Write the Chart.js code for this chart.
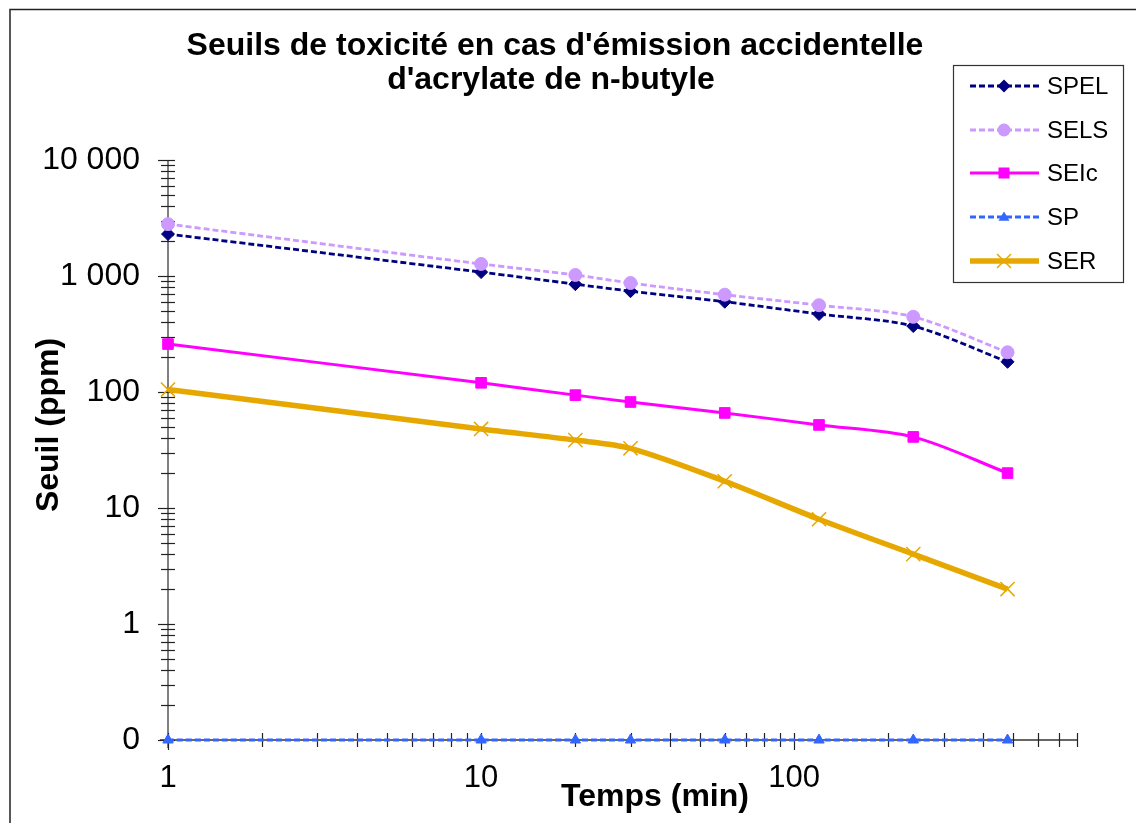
<!DOCTYPE html>
<html>
<head>
<meta charset="utf-8">
<script src="https://cdn.jsdelivr.net/npm/chart.js@4/dist/chart.umd.min.js"></script>
<style>
html,body{margin:0;padding:0;background:#fff;}
canvas{display:block;}
</style>
</head>
<body>
<canvas id="c" width="1136" height="823"></canvas>
<script>
// ---- data ----
const times = [1, 10, 20, 30, 60, 120, 240, 480];
const SPEL = [2300, 1080, 850, 740, 600, 470, 370, 182];
const SELS = [2800, 1270, 1020, 870, 690, 560, 445, 220];
const SEIc = [259, 120, 94, 82, 66, 52, 41, 20];
const SP   = [0.1, 0.1, 0.1, 0.1, 0.1, 0.1, 0.1, 0.1];
const SER  = [105, 48, 38.5, 32.7, 17, 8, 4, 2];

const seriesNames = ["SPEL", "SELS", "SEIc", "SP", "SER"];
const titleLines = ["Seuils de toxicité en cas d'émission accidentelle", "d'acrylate de n-butyle"];
const xTitle = "Temps (min)";
const yTitle = "Seuil (ppm)";

const yMajor = [0.1, 1, 10, 100, 1000, 10000];
const yTickLabels = ["0", "1", "10", "100", "1 000", "10 000"];
const xMajor = [1, 10, 100];
const xTickLabels = ["1", "10", "100"];
const minorMult = [1, 2, 3, 4, 5, 6, 7, 8, 9];

function logTicks(min, max) {
  const out = [];
  for (let e = Math.floor(Math.log10(min)); e <= Math.ceil(Math.log10(max)); e++) {
    for (const m of minorMult) {
      const v = Number((m * Math.pow(10, e)).toPrecision(4));
      if (v >= min - 1e-9 && v <= max + 1e-9) out.push(v);
    }
  }
  return out;
}
const yTickValues = logTicks(0.1, 10000);
const xTickValues = logTicks(1, 800);

function pts(vals) { return times.map((t, i) => ({x: t, y: vals[i]})); }
function isMajorIn(list, v) { return list.some(m => Math.abs(m - v) / m < 1e-6); }

const styles = [
  {color: '#000080', dash: [6, 3], width: 2.8, point: 'rectRot', r: 6.5, pbw: 1, lr: 6.5},
  {color: '#CC99FF', dash: [6, 3], width: 2.8, point: 'circle', r: 6.5, pbw: 1, lr: 6.5},
  {color: '#FF00FF', dash: [], width: 3, point: 'rect', r: 7.5, pbw: 1, lr: 5.5},
  {color: '#3366FF', dash: [6, 3], width: 2.8, point: 'triangle', r: 6, pbw: 1, lr: 5.5},
  {color: '#E6A800', dash: [], width: 5.5, point: 'crossRot', r: 10, pbw: 1.5, lr: 7}
];
const seriesData = [SPEL, SELS, SEIc, SP, SER];

const datasets = seriesData.map((vals, i) => ({
  label: seriesNames[i],
  data: pts(vals),
  borderColor: styles[i].color,
  backgroundColor: styles[i].color,
  borderWidth: styles[i].width,
  borderDash: styles[i].dash,
  pointStyle: styles[i].point,
  pointRadius: styles[i].r,
  pointHoverRadius: styles[i].r,
  pointBorderWidth: styles[i].pbw,
  pointBorderColor: styles[i].color,
  pointBackgroundColor: styles[i].color,
  tension: 0.3,
  clip: false,
  order: 5 - i
}));

const FONT = "'Liberation Sans', Arial, sans-serif";

const decor = {
  id: 'decor',
  beforeDatasetsDraw(chart) {
    const ctx = chart.ctx, a = chart.chartArea;
    const xs = chart.scales.x, ys = chart.scales.y;
    ctx.save();
    ctx.strokeStyle = '#808080';
    ctx.lineWidth = 2;
    ctx.beginPath();
    ctx.moveTo(a.left, a.top); ctx.lineTo(a.left, a.bottom + 8);
    ctx.stroke();
    ctx.strokeStyle = '#333';
    ctx.lineWidth = 1.5;
    ctx.beginPath();
    ctx.moveTo(a.left - 8, a.bottom); ctx.lineTo(a.right, a.bottom);
    ctx.stroke();
    ctx.strokeStyle = '#222';
    ctx.lineWidth = 1.2;
    for (const v of yTickValues) {
      const py = Math.round(ys.getPixelForValue(v)) + 0.5;
      const maj = isMajorIn(yMajor, v);
      ctx.beginPath();
      ctx.moveTo(a.left - (maj ? 10 : 7), py);
      ctx.lineTo(a.left + 7, py);
      ctx.stroke();
    }
    for (const v of xTickValues) {
      const px = Math.round(xs.getPixelForValue(v)) + 0.5;
      const maj = isMajorIn(xMajor, v);
      ctx.beginPath();
      ctx.moveTo(px, a.bottom - 7);
      ctx.lineTo(px, a.bottom + (maj ? 10 : 7));
      ctx.stroke();
    }
    ctx.restore();
  },
  afterDraw(chart) {
    const ctx = chart.ctx;
    ctx.save();
    ctx.strokeStyle = '#222';
    ctx.lineWidth = 1.5;
    ctx.beginPath();
    ctx.moveTo(10, 823); ctx.lineTo(10, 9.5); ctx.lineTo(1136, 9.5);
    ctx.stroke();
    ctx.fillStyle = '#000';
    ctx.textAlign = 'center';
    ctx.textBaseline = 'middle';
    ctx.font = 'bold 32px ' + FONT;
    ctx.fillText(titleLines[0], 555, 46);
    ctx.fillText(titleLines[1], 551, 80);
    ctx.font = 'bold 32px ' + FONT;
    ctx.fillText(xTitle, 655, 797);
    ctx.save();
    ctx.translate(49, 425);
    ctx.rotate(-Math.PI / 2);
    ctx.fillText(yTitle, 0, 0);
    ctx.restore();
    ctx.strokeStyle = '#333';
    ctx.lineWidth = 1.2;
    ctx.strokeRect(953.5, 65.5, 170, 217);
    const ly = [86, 130, 173, 217, 261];
    ctx.font = '24px ' + FONT;
    ctx.textAlign = 'left';
    for (let i = 0; i < seriesNames.length; i++) {
      const s = styles[i], y = ly[i];
      ctx.strokeStyle = s.color;
      ctx.fillStyle = s.color;
      ctx.lineWidth = s.width;
      ctx.setLineDash(s.dash);
      ctx.beginPath();
      ctx.moveTo(970, y); ctx.lineTo(1039, y);
      ctx.stroke();
      ctx.setLineDash([]);
      const cx = 1004, r = s.lr;
      ctx.beginPath();
      if (s.point === 'rectRot') {
        ctx.moveTo(cx, y - r); ctx.lineTo(cx + r, y); ctx.lineTo(cx, y + r); ctx.lineTo(cx - r, y); ctx.closePath(); ctx.fill();
      } else if (s.point === 'circle') {
        ctx.arc(cx, y, r, 0, Math.PI * 2); ctx.fill();
      } else if (s.point === 'rect') {
        ctx.rect(cx - r, y - r, 2 * r, 2 * r); ctx.fill();
      } else if (s.point === 'triangle') {
        ctx.moveTo(cx, y - r); ctx.lineTo(cx + r, y + r * 0.7); ctx.lineTo(cx - r, y + r * 0.7); ctx.closePath(); ctx.fill();
      } else if (s.point === 'crossRot') {
        const d = r;
        ctx.lineWidth = s.pbw;
        ctx.moveTo(cx - d, y - d); ctx.lineTo(cx + d, y + d);
        ctx.moveTo(cx + d, y - d); ctx.lineTo(cx - d, y + d);
        ctx.stroke();
      }
      ctx.fillStyle = '#000';
      ctx.fillText(seriesNames[i], 1047, y + 1);
    }
    ctx.restore();
  }
};

new Chart(document.getElementById('c'), {
  type: 'line',
  data: {datasets},
  options: {
    responsive: false,
    animation: false,
    devicePixelRatio: 1,
    layout: {padding: {left: 0, right: 59, top: 160, bottom: 0}},
    plugins: {legend: {display: false}, title: {display: false}, tooltip: {enabled: false}},
    scales: {
      x: {
        type: 'logarithmic',
        min: 1, max: 800,
        afterFit(s) { s.height = 83; },
        afterBuildTicks(s) { s.ticks = xTickValues.map(v => ({value: v})); },
        grid: {display: false, drawTicks: false},
        border: {display: false},
        ticks: {
          autoSkip: false, maxRotation: 0, padding: 20,
          color: '#000', font: {family: FONT, size: 31},
          callback(v) { const i = xMajor.findIndex(m => Math.abs(m - v) / m < 1e-6); return i >= 0 ? xTickLabels[i] : ''; }
        }
      },
      y: {
        type: 'logarithmic',
        min: 0.1, max: 10000,
        afterFit(s) { s.width = 168; },
        afterBuildTicks(s) { s.ticks = yTickValues.map(v => ({value: v})); },
        grid: {display: false, drawTicks: false},
        border: {display: false},
        ticks: {
          autoSkip: false, padding: 28,
          color: '#000', font: {family: FONT, size: 32},
          callback(v) { const i = yMajor.findIndex(m => Math.abs(m - v) / m < 1e-6); return i >= 0 ? yTickLabels[i] : ''; }
        }
      }
    }
  },
  plugins: [decor]
});
</script>
</body>
</html>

————————

SET PROBLEM - Please reproduce the listing exactly from its opening line through the line that contains "function isMajorIn(list, v)", both included, with all pictures omitted.

RESULT OF THE EXERCISE -
Write the Chart.js code for this chart.
<!DOCTYPE html>
<html>
<head>
<meta charset="utf-8">
<script src="https://cdn.jsdelivr.net/npm/chart.js@4/dist/chart.umd.min.js"></script>
<style>
html,body{margin:0;padding:0;background:#fff;}
canvas{display:block;}
</style>
</head>
<body>
<canvas id="c" width="1136" height="823"></canvas>
<script>
// ---- data ----
const times = [1, 10, 20, 30, 60, 120, 240, 480];
const SPEL = [2300, 1080, 850, 740, 600, 470, 370, 182];
const SELS = [2800, 1270, 1020, 870, 690, 560, 445, 220];
const SEIc = [259, 120, 94, 82, 66, 52, 41, 20];
const SP   = [0.1, 0.1, 0.1, 0.1, 0.1, 0.1, 0.1, 0.1];
const SER  = [105, 48, 38.5, 32.7, 17, 8, 4, 2];

const seriesNames = ["SPEL", "SELS", "SEIc", "SP", "SER"];
const titleLines = ["Seuils de toxicité en cas d'émission accidentelle", "d'acrylate de n-butyle"];
const xTitle = "Temps (min)";
const yTitle = "Seuil (ppm)";

const yMajor = [0.1, 1, 10, 100, 1000, 10000];
const yTickLabels = ["0", "1", "10", "100", "1 000", "10 000"];
const xMajor = [1, 10, 100];
const xTickLabels = ["1", "10", "100"];
const minorMult = [1, 2, 3, 4, 5, 6, 7, 8, 9];

function logTicks(min, max) {
  const out = [];
  for (let e = Math.floor(Math.log10(min)); e <= Math.ceil(Math.log10(max)); e++) {
    for (const m of minorMult) {
      const v = Number((m * Math.pow(10, e)).toPrecision(4));
      if (v >= min - 1e-9 && v <= max + 1e-9) out.push(v);
    }
  }
  return out;
}
const yTickValues = logTicks(0.1, 10000);
const xTickValues = logTicks(1, 800);

function pts(vals) { return times.map((t, i) => ({x: t, y: vals[i]})); }
function isMajorIn(list, v) { return list.some(m => Math.abs(m - v) / m < 1e-6); }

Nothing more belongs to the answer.